The Giant Floating Island of Lake Chippewa Has to Be Pushed by Boats Almost Every Year

Wisconsin’s Lake Chippewa is home to a giant floating island that sometimes moves around blocking a critically important bridge and needs to be moved by local boat owners working in unison.

Lake Chippewa, aka the Chippewa Flowage, was created in 1923, by flooding a large swamp. Soon after that, many of the peat bogs started rising to the surface and became perfect growing spots for plant seeds carried by wind and wild birds. As the years passed, plants from grasses to trees began to grow and their roots actually caused these floating bogs to grow. Today, they vary from the size of a parking space to several acres, with the largest of them, the so-called “Forty Acre Bog” on the west side of the lake featuring mature trees. Almost every year, dozens of local boat owners team up to push it away from a bridge connecting the East and West sides of the lake.

Photo: AirFox Photography

“It’s almost every year. It takes a community effort and you have to have the winds at your back in order to push them in,” one local man told Northern News Now.
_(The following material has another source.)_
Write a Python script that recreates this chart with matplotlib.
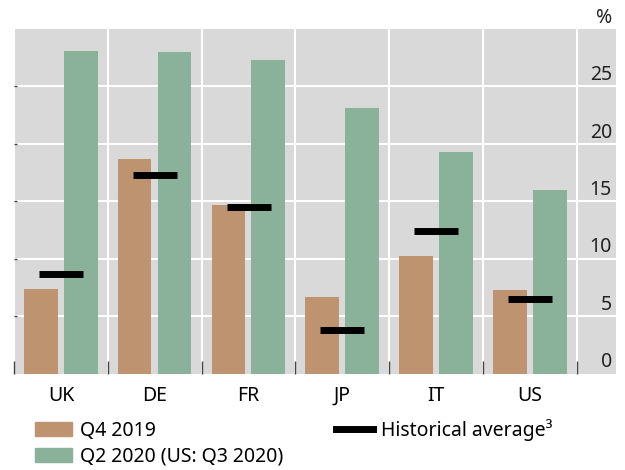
import matplotlib.pyplot as plt
from matplotlib.patches import Patch
from matplotlib.lines import Line2D
import numpy as np

plt.rcParams['font.family'] = ['Noto Sans', 'DejaVu Sans']

# Data
countries = ['UK', 'DE', 'FR', 'JP', 'IT', 'US']
q4_2019 = [7.35, 18.65, 14.7, 6.7, 10.2, 7.25]
q2_2020 = [28.1, 28.0, 27.3, 23.1, 19.3, 16.0]
hist_avg = [8.7, 17.3, 14.5, 3.8, 12.45, 6.5]
yticks = [0, 5, 10, 15, 20, 25]

orange = '#BE9370'
green = '#8AB29A'
bg = '#D9D9D9'
fs = 14

fig = plt.figure(figsize=(6.25, 4.7), dpi=100)
ax = fig.add_axes([14 / 625, 1 - 373.5 / 470, (616 - 14) / 625, (373.5 - 29) / 470])
ax.set_facecolor(bg)

x = np.arange(len(countries))
w = 0.36
ax.bar(x - 0.215, q4_2019, width=w, color=orange, zorder=3)
ax.bar(x + 0.21, q2_2020, width=w, color=green, zorder=3)
ax.hlines(hist_avg, x - 0.235, x + 0.235, color='black', lw=5, zorder=4)

ax.set_xlim(-0.5, 5.916)
ax.set_ylim(0, 30)

# grid: horizontal lines at y ticks, vertical lines at category boundaries
for y in yticks[1:]:
    ax.axhline(y, color='white', lw=1.5, zorder=1)
for b in np.arange(-0.5, 6.0, 1.0):
    ax.axvline(b, color='white', lw=1.5, zorder=1)

# y labels inside the grey area on the right, sitting just above each gridline
for y in yticks:
    ax.text(5.873, y + 0.55, str(y), ha='right', va='baseline', fontsize=fs, color='#222222')
fig.text(612 / 625, 1 - 18 / 470, '%', ha='right', va='center', fontsize=fs, color='#222222')

ax.set_xticks(x)
ax.set_xticklabels(countries, fontsize=fs)
ax.set_xticks(np.arange(-0.5, 6.0, 1.0), minor=True)
ax.tick_params(axis='x', which='major', length=0, pad=9)
ax.tick_params(axis='x', which='minor', direction='in', length=9.5, width=1, color='#444444')
ax.set_yticks(yticks[1:])
ax.set_yticklabels([])
ax.tick_params(axis='y', direction='in', length=2, width=1, color='#444444')

for s in ax.spines.values():
    s.set_visible(False)

handles = [Patch(color=orange, label='Q4 2019'),
           Patch(color=green, label='Q2 2020 (US: Q3 2020)'),
           Line2D([], [], color='black', lw=5, label='Historical average³')]
fig.legend(handles=handles, loc='upper left', bbox_to_anchor=(35 / 625, 1 - 419 / 470),
           ncol=2, frameon=False, fontsize=fs, handlelength=1.9, handleheight=0.77,
           handletextpad=0.41, columnspacing=2.7, labelspacing=0.3, borderpad=0,
           borderaxespad=0)

fig.savefig('out.png', dpi=100)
According to the Chippewa Flowage website, the lake’s unique floating islands start out as mud flats risen from the swamp at the bottom, but as time goes by, vegetation starts to grow, and the oldest islands even have trees that act as sails when the wind blows, moving the entire floating mass around the lake.

Photo: John Buvala

“It’s one of the first things you look for when you come in here in the morning: Where’s the bog?” local man Denny Reyes said.
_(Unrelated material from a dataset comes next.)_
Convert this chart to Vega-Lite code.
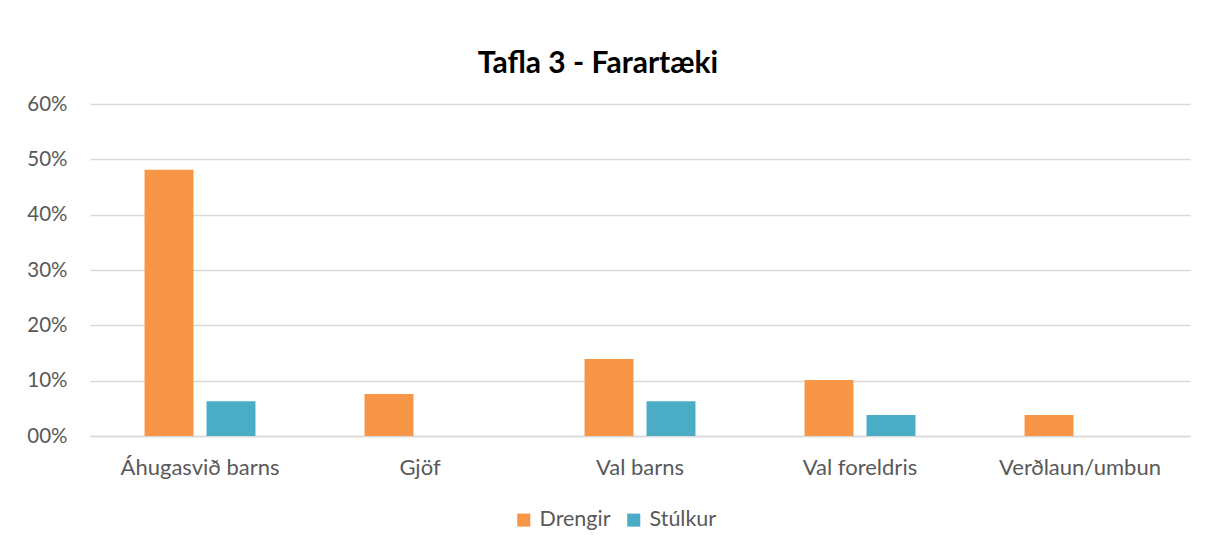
{
  "$schema": "https://vega.github.io/schema/vega-lite/v6.json",
  "autosize": {"type": "none"},
  "width": 1100,
  "height": 332,
  "padding": {"left": 90, "top": 104, "right": 23, "bottom": 119},
  "background": "white",
  "title": {
    "text": "Tafla 3 - Farartæki",
    "font": "Lato",
    "fontSize": 30,
    "fontWeight": "bold",
    "color": "#000000",
    "anchor": "middle",
    "dx": -42,
    "dy": 10,
    "baseline": "alphabetic",
    "offset": 1
  },
  "data": {
    "values": [
      {"flokkur": "Áhugasvið barns", "hopur": "Drengir", "hlutfall": 0.481},
      {"flokkur": "Áhugasvið barns", "hopur": "Stúlkur", "hlutfall": 0.063},
      {"flokkur": "Gjöf", "hopur": "Drengir", "hlutfall": 0.076},
      {"flokkur": "Gjöf", "hopur": "Stúlkur", "hlutfall": 0},
      {"flokkur": "Val barns", "hopur": "Drengir", "hlutfall": 0.139},
      {"flokkur": "Val barns", "hopur": "Stúlkur", "hlutfall": 0.063},
      {"flokkur": "Val foreldris", "hopur": "Drengir", "hlutfall": 0.101},
      {"flokkur": "Val foreldris", "hopur": "Stúlkur", "hlutfall": 0.038},
      {"flokkur": "Verðlaun/umbun", "hopur": "Drengir", "hlutfall": 0.038},
      {"flokkur": "Verðlaun/umbun", "hopur": "Stúlkur", "hlutfall": 0}
    ]
  },
  "mark": {"type": "bar"},
  "encoding": {
    "x": {
      "field": "flokkur",
      "type": "nominal",
      "sort": null,
      "title": null,
      "scale": {"paddingInner": 0, "paddingOuter": 0},
      "axis": {
        "labelAngle": 0,
        "labelFont": "Lato",
        "labelFontSize": 22,
        "labelColor": "#595959",
        "labelBaseline": "alphabetic",
        "labelPadding": 38,
        "ticks": false,
        "tickSize": 0,
        "domainColor": "#d9d9d9",
        "domainWidth": 1.5,
        "grid": false
      }
    },
    "xOffset": {
      "field": "hopur",
      "type": "nominal",
      "scale": {"paddingInner": 0.21, "paddingOuter": 0.88}
    },
    "y": {
      "field": "hlutfall",
      "type": "quantitative",
      "title": null,
      "scale": {"domain": [0, 0.6], "nice": false},
      "axis": {
        "values": [0, 0.1, 0.2, 0.3, 0.4, 0.5, 0.6],
        "labelExpr": "datum.value == 0 ? '00%' : format(datum.value, '.0%')",
        "labelFont": "Lato",
        "labelFontSize": 20.5,
        "labelColor": "#595959",
        "labelPadding": 23,
        "ticks": false,
        "tickSize": 0,
        "domain": false,
        "gridColor": "#d9d9d9",
        "gridWidth": 1.5
      }
    },
    "color": {
      "field": "hopur",
      "type": "nominal",
      "title": null,
      "scale": {"domain": ["Drengir", "Stúlkur"], "range": ["#F79646", "#4BACC6"]},
      "legend": {
        "orient": "none",
        "direction": "horizontal",
        "legendX": 423,
        "legendY": 405,
        "symbolType": "square",
        "symbolSize": 170,
        "symbolStrokeWidth": 0,
        "labelFont": "Lato",
        "labelFontSize": 21.5,
        "labelColor": "#595959",
        "columnPadding": 12,
        "labelOffset": 5
      }
    }
  },
  "config": {
    "view": {"stroke": null}
  }
}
The decades-old floating island doesn’t move around all the time, but when it does, it can cause headaches for the locals by blocking an important bridge which happens to be the only passage between the East and West sides of the lake. When that happens, the only way to move it is by boat. And not just one big boat, but dozens of them working in unison, with the wind at their back. Last year, 25 boats were used to push the floating island away from the bridge.

 

When we move it, we gotta get it kind of in the right spot, or it can be back in in a couple of days, local homeowner Greg Kopke said.

Because floating islands like the Forty Acre Bog are a habitat for various animal species, they are protected by law and cannot be broken apart.